***** Data extract

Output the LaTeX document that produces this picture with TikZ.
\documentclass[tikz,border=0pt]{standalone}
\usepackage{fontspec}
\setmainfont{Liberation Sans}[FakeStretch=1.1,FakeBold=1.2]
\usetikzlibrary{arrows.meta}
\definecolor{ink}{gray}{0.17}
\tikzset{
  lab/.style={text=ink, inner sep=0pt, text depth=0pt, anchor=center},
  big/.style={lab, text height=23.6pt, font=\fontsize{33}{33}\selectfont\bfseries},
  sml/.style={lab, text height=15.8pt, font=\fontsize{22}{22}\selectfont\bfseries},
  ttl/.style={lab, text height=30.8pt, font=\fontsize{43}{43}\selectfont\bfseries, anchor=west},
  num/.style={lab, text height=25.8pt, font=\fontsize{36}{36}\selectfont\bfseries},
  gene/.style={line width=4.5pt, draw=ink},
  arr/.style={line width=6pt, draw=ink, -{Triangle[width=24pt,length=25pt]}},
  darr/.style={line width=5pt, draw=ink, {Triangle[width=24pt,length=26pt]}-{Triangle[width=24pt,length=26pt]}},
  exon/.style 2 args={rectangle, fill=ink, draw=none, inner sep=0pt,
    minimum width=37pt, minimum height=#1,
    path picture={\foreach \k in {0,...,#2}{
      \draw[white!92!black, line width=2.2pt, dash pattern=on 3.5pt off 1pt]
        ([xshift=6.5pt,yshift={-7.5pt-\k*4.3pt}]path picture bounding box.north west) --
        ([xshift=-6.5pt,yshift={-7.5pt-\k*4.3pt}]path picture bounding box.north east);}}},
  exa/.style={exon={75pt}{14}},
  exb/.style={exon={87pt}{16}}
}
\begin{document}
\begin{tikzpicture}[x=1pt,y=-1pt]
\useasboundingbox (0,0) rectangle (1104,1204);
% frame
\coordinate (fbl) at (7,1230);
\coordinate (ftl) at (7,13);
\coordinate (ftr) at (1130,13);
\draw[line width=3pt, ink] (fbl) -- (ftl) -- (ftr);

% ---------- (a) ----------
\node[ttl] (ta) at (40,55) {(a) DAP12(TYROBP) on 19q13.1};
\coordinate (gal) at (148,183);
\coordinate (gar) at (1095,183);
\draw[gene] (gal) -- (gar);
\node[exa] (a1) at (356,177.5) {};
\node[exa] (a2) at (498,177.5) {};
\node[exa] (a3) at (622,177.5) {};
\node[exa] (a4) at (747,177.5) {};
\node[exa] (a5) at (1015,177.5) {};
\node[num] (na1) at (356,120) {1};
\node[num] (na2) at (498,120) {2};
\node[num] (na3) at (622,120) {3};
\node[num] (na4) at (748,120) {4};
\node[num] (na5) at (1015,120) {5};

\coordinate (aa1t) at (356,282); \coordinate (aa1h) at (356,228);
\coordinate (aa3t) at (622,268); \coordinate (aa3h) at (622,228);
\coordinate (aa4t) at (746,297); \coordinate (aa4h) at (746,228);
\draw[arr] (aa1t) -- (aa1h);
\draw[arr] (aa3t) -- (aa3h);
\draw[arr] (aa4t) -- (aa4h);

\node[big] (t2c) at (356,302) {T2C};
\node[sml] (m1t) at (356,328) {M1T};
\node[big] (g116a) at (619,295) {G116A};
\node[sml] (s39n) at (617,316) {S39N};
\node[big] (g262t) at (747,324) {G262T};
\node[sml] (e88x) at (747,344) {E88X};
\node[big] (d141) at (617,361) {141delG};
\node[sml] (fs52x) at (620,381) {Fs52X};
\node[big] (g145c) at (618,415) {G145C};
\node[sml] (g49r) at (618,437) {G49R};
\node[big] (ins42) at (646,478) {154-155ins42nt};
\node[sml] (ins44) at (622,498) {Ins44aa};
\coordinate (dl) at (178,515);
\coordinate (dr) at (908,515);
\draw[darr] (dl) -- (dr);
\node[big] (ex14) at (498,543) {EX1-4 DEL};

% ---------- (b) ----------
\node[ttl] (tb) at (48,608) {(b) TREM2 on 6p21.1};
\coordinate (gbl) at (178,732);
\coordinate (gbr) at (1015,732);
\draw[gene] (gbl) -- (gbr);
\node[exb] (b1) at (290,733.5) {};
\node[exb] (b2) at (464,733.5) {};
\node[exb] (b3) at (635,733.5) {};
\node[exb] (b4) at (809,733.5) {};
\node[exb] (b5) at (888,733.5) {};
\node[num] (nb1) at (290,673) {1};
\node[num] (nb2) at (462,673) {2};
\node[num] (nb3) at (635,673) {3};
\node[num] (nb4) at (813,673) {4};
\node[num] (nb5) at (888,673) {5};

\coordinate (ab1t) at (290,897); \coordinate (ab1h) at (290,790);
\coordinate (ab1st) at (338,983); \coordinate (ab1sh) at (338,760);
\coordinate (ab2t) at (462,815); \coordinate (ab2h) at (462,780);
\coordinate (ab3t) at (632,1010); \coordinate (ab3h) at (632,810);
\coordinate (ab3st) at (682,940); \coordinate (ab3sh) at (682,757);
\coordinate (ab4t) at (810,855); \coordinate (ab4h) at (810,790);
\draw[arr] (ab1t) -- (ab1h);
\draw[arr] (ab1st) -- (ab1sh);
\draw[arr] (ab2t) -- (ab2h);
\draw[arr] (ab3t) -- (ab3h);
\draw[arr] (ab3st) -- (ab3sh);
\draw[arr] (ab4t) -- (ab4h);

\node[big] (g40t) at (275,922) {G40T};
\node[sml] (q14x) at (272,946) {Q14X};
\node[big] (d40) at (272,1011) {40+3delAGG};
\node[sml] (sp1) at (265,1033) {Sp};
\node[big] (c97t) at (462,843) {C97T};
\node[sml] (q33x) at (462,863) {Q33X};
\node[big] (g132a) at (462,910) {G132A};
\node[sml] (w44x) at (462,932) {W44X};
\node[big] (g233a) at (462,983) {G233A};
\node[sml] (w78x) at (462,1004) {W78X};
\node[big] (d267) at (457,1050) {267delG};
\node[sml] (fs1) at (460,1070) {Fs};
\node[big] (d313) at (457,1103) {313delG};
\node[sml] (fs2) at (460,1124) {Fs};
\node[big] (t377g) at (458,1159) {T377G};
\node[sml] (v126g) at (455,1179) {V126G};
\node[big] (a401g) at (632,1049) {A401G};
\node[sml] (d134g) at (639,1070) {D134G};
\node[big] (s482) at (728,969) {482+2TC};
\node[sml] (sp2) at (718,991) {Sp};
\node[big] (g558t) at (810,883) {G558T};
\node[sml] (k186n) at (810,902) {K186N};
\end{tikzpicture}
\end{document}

**********

Exercise requirements: Extract all the material, leaving every line as it is.

Output of the task:
Output the LaTeX document that produces this picture with TikZ.
\documentclass[tikz,border=0pt]{standalone}
\usepackage{fontspec}
\setmainfont{Liberation Sans}[FakeStretch=1.1,FakeBold=1.2]
\usetikzlibrary{arrows.meta}
\definecolor{ink}{gray}{0.17}
\tikzset{
  lab/.style={text=ink, inner sep=0pt, text depth=0pt, anchor=center},
  big/.style={lab, text height=23.6pt, font=\fontsize{33}{33}\selectfont\bfseries},
  sml/.style={lab, text height=15.8pt, font=\fontsize{22}{22}\selectfont\bfseries},
  ttl/.style={lab, text height=30.8pt, font=\fontsize{43}{43}\selectfont\bfseries, anchor=west},
  num/.style={lab, text height=25.8pt, font=\fontsize{36}{36}\selectfont\bfseries},
  gene/.style={line width=4.5pt, draw=ink},
  arr/.style={line width=6pt, draw=ink, -{Triangle[width=24pt,length=25pt]}},
  darr/.style={line width=5pt, draw=ink, {Triangle[width=24pt,length=26pt]}-{Triangle[width=24pt,length=26pt]}},
  exon/.style 2 args={rectangle, fill=ink, draw=none, inner sep=0pt,
    minimum width=37pt, minimum height=#1,
    path picture={\foreach \k in {0,...,#2}{
      \draw[white!92!black, line width=2.2pt, dash pattern=on 3.5pt off 1pt]
        ([xshift=6.5pt,yshift={-7.5pt-\k*4.3pt}]path picture bounding box.north west) --
        ([xshift=-6.5pt,yshift={-7.5pt-\k*4.3pt}]path picture bounding box.north east);}}},
  exa/.style={exon={75pt}{14}},
  exb/.style={exon={87pt}{16}}
}
\begin{document}
\begin{tikzpicture}[x=1pt,y=-1pt]
\useasboundingbox (0,0) rectangle (1104,1204);
% frame
\coordinate (fbl) at (7,1230);
\coordinate (ftl) at (7,13);
\coordinate (ftr) at (1130,13);
\draw[line width=3pt, ink] (fbl) -- (ftl) -- (ftr);

% ---------- (a) ----------
\node[ttl] (ta) at (40,55) {(a) DAP12(TYROBP) on 19q13.1};
\coordinate (gal) at (148,183);
\coordinate (gar) at (1095,183);
\draw[gene] (gal) -- (gar);
\node[exa] (a1) at (356,177.5) {};
\node[exa] (a2) at (498,177.5) {};
\node[exa] (a3) at (622,177.5) {};
\node[exa] (a4) at (747,177.5) {};
\node[exa] (a5) at (1015,177.5) {};
\node[num] (na1) at (356,120) {1};
\node[num] (na2) at (498,120) {2};
\node[num] (na3) at (622,120) {3};
\node[num] (na4) at (748,120) {4};
\node[num] (na5) at (1015,120) {5};

\coordinate (aa1t) at (356,282); \coordinate (aa1h) at (356,228);
\coordinate (aa3t) at (622,268); \coordinate (aa3h) at (622,228);
\coordinate (aa4t) at (746,297); \coordinate (aa4h) at (746,228);
\draw[arr] (aa1t) -- (aa1h);
\draw[arr] (aa3t) -- (aa3h);
\draw[arr] (aa4t) -- (aa4h);

\node[big] (t2c) at (356,302) {T2C};
\node[sml] (m1t) at (356,328) {M1T};
\node[big] (g116a) at (619,295) {G116A};
\node[sml] (s39n) at (617,316) {S39N};
\node[big] (g262t) at (747,324) {G262T};
\node[sml] (e88x) at (747,344) {E88X};
\node[big] (d141) at (617,361) {141delG};
\node[sml] (fs52x) at (620,381) {Fs52X};
\node[big] (g145c) at (618,415) {G145C};
\node[sml] (g49r) at (618,437) {G49R};
\node[big] (ins42) at (646,478) {154-155ins42nt};
\node[sml] (ins44) at (622,498) {Ins44aa};
\coordinate (dl) at (178,515);
\coordinate (dr) at (908,515);
\draw[darr] (dl) -- (dr);
\node[big] (ex14) at (498,543) {EX1-4 DEL};

% ---------- (b) ----------
\node[ttl] (tb) at (48,608) {(b) TREM2 on 6p21.1};
\coordinate (gbl) at (178,732);
\coordinate (gbr) at (1015,732);
\draw[gene] (gbl) -- (gbr);
\node[exb] (b1) at (290,733.5) {};
\node[exb] (b2) at (464,733.5) {};
\node[exb] (b3) at (635,733.5) {};
\node[exb] (b4) at (809,733.5) {};
\node[exb] (b5) at (888,733.5) {};
\node[num] (nb1) at (290,673) {1};
\node[num] (nb2) at (462,673) {2};
\node[num] (nb3) at (635,673) {3};
\node[num] (nb4) at (813,673) {4};
\node[num] (nb5) at (888,673) {5};

\coordinate (ab1t) at (290,897); \coordinate (ab1h) at (290,790);
\coordinate (ab1st) at (338,983); \coordinate (ab1sh) at (338,760);
\coordinate (ab2t) at (462,815); \coordinate (ab2h) at (462,780);
\coordinate (ab3t) at (632,1010); \coordinate (ab3h) at (632,810);
\coordinate (ab3st) at (682,940); \coordinate (ab3sh) at (682,757);
\coordinate (ab4t) at (810,855); \coordinate (ab4h) at (810,790);
\draw[arr] (ab1t) -- (ab1h);
\draw[arr] (ab1st) -- (ab1sh);
\draw[arr] (ab2t) -- (ab2h);
\draw[arr] (ab3t) -- (ab3h);
\draw[arr] (ab3st) -- (ab3sh);
\draw[arr] (ab4t) -- (ab4h);

\node[big] (g40t) at (275,922) {G40T};
\node[sml] (q14x) at (272,946) {Q14X};
\node[big] (d40) at (272,1011) {40+3delAGG};
\node[sml] (sp1) at (265,1033) {Sp};
\node[big] (c97t) at (462,843) {C97T};
\node[sml] (q33x) at (462,863) {Q33X};
\node[big] (g132a) at (462,910) {G132A};
\node[sml] (w44x) at (462,932) {W44X};
\node[big] (g233a) at (462,983) {G233A};
\node[sml] (w78x) at (462,1004) {W78X};
\node[big] (d267) at (457,1050) {267delG};
\node[sml] (fs1) at (460,1070) {Fs};
\node[big] (d313) at (457,1103) {313delG};
\node[sml] (fs2) at (460,1124) {Fs};
\node[big] (t377g) at (458,1159) {T377G};
\node[sml] (v126g) at (455,1179) {V126G};
\node[big] (a401g) at (632,1049) {A401G};
\node[sml] (d134g) at (639,1070) {D134G};
\node[big] (s482) at (728,969) {482+2TC};
\node[sml] (sp2) at (718,991) {Sp};
\node[big] (g558t) at (810,883) {G558T};
\node[sml] (k186n) at (810,902) {K186N};
\end{tikzpicture}
\end{document}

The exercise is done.